Thursday, February 9, 2012

IGMP Snooping-Enabled NLB on Cisco IOS

Microsoft NLB. What can I say...its free, and its Microsoft, you're not getting a premo solution. In a virtual environment, where a NLB member can move from physical server to physical server, some real fun begins. Many HOWTOs, including Cisco's own, will have you placing static CAM entries everywhere. BLEH! I hope to show you how to avoid that.

The MS rundown of NLB as a whole:
http://technet.microsoft.com/en-us/library/bb742455.aspx

Cisco's HOWTO (needs work as you'll see below):
http://www.cisco.com/en/US/products/hw/switches/ps708/products_configuration_example09186a0080a07203.shtml

There's a problem with this HOWTO from Cisco, its a bit messy. I want to give some credit first, I gathered some of this data from this forum post, I wouldn't have pieced it together otherwise.

Lets begin.

Microsoft NLB, when running in IGMP-enabled multicast mode(at least in 2008 R2), uses a IANA multicast MAC address, not a non-IANA one. This is an important point that I think has been overlooked by Cisco in their guide...because with this, you don't need the static CAM entry, you just need IGMP Snooping.

IGMP snooping won't work without IGMP joins being seen from the servers (virtual or otherwise). So you need a IGMP router on that VLAN/segment to advertise its presence so the Windows servers respond, and the snooping is performed. To do that, you need to either A) Enable PIM (and therefore IGMP) on the interface or B) Simply enable the interface to be a "IGMP Querier". I'll leave it up to the reader to find their own platform's Multicast configuration guide to find the commands, but I will warn you of two things:

1) Make sure multicast-routing is turned on(in the VRF your interface is on if you're doing VRFs)
2) You will not see any "joined groups" in your show ip igmp command output

Finally, Cisco's note about process switching. Bug CSCsw87563 addresses it for the 6500 platform, not sure about the others. In my environment, I've added zero CAM entries because the bug is "fixed" for my platform, if you're in the same boat, good for you. If not...you really should, process switching is terrible. Even if you are affected by this, you only need to put the static cam on the switch with the SVI. All downstream switches will snoop and L2 switch with ease.
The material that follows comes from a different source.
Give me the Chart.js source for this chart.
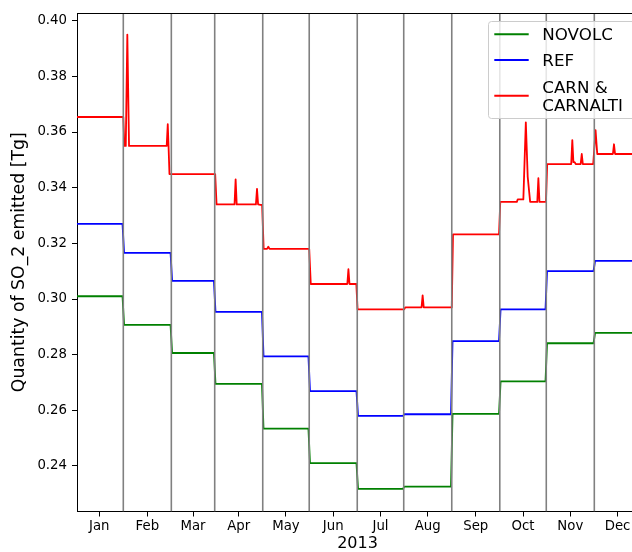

>>>>>A quick bug toolkit search revealed nothing on the popular 3560/3750 and 4500 lines. I am very interested if anyone can find more info this process switch thing on other platforms....even NX-OS!

Finally, all my work has been around avoiding the use of tying a static CAM entry to a physical interface everywhere (to avoid switch flooding). You still need a single static ARP entry.